FSA Enrollment Considerations
It is important that you estimate your expenses carefully, so as not to lose the money you have elected to set aside.
You cannot use money in your Dependent Care FSA to pay health care expenses or vice versa.
You cannot be reimbursed “in advance” for your expenses. If your care is given in-network, you should save your receipts until you have a total of at least $50 in co-payment charges, and then you may submit those charges for reimbursement.
You can be reimbursed for eligible health care expenses, up to the total of your yearly contributions, even before your contributions to the Health Care FSA have been made. For instance, if you authorize $1,000 in Health Care FSA contributions, $83.33 would be withheld, from your paycheck each month.
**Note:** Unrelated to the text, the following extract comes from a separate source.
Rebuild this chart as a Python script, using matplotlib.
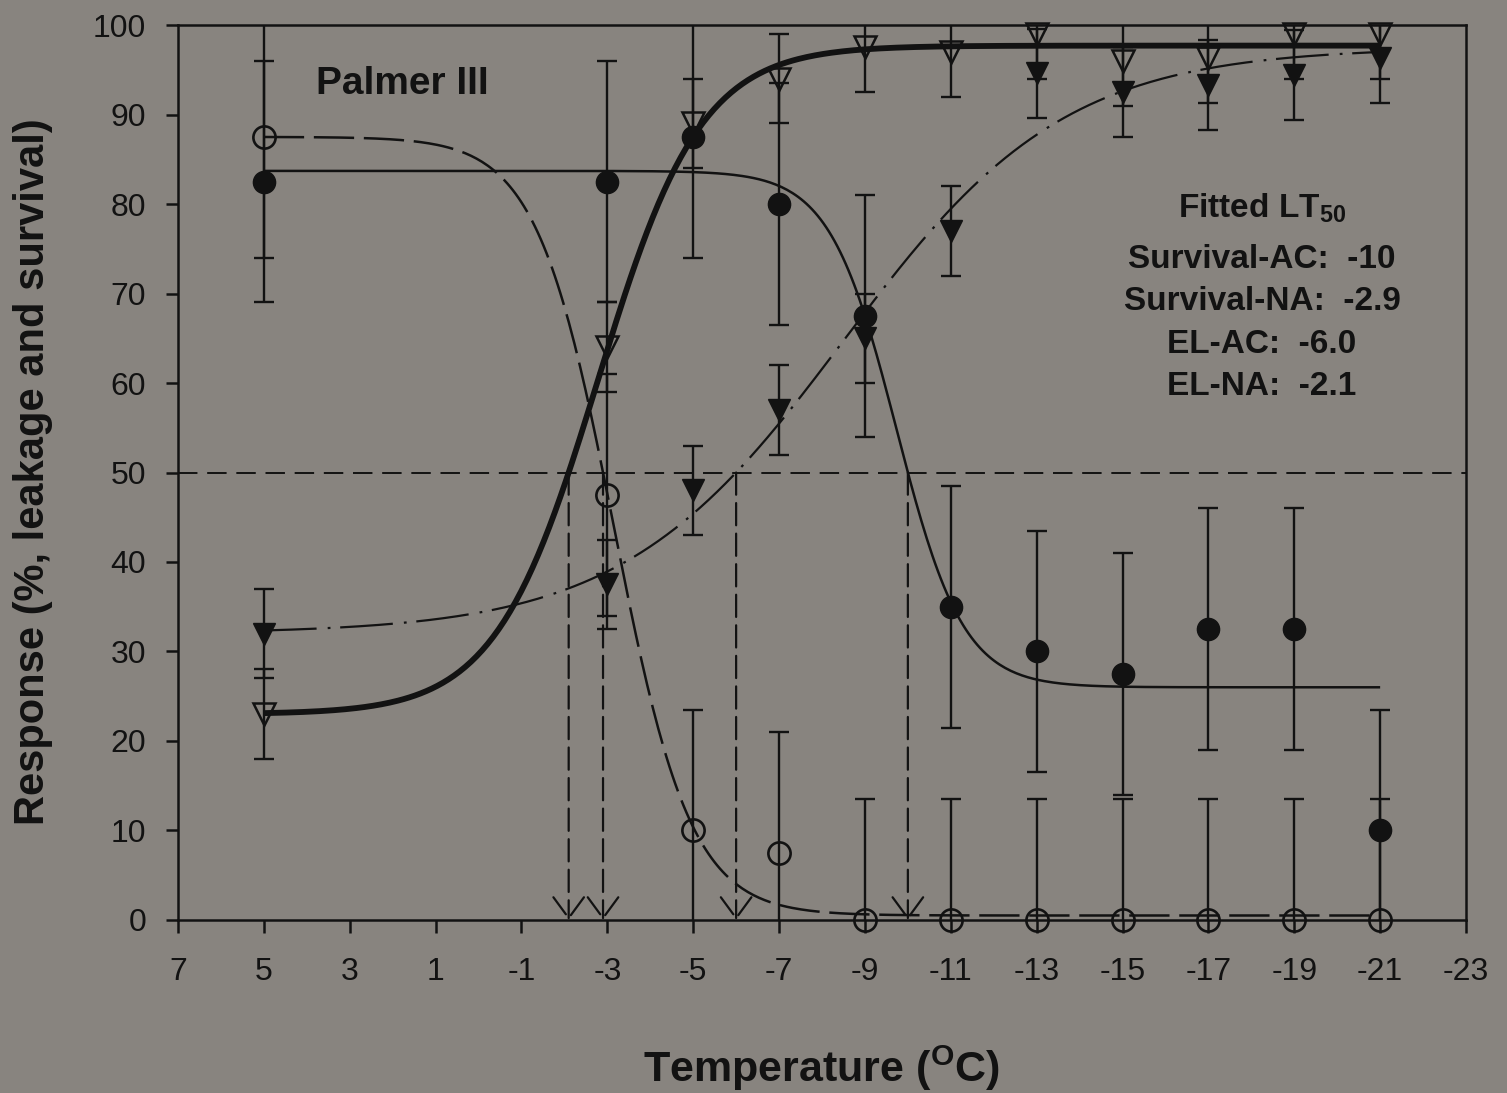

If you have $250 in eligible expenses in February, you would be reimbursed the full $250, even though your contributions to date were only $166.66.
Your dependent care expenses can be reimbursed only up to the current balance in your Dependent Care FSA. In addition, if you are reimbursed for dependent care expenses through your FSA, the same expenses cannot be applied toward a tax credit on your federal income tax return.
You may want to compare your tax savings for dependent care under the FSA plan with the tax credit you could receive at year-end when you file your federal income tax return. You can claim the tax credit only for expenses that were not reimbursed through your Dependent Care FSA. You should speak with a tax advisor to determine which option is best for you.
Your 2009 - 2010 Flexible Spending Account(s) can only be used to reimburse you for services performed from July 1, 2009 through June 30, 2010. To accommodate any delayed billings, you will be permitted to submit bills for reimbursement up to September 30, 2010, as long as there is sufficient money left in your 2009-2010 account.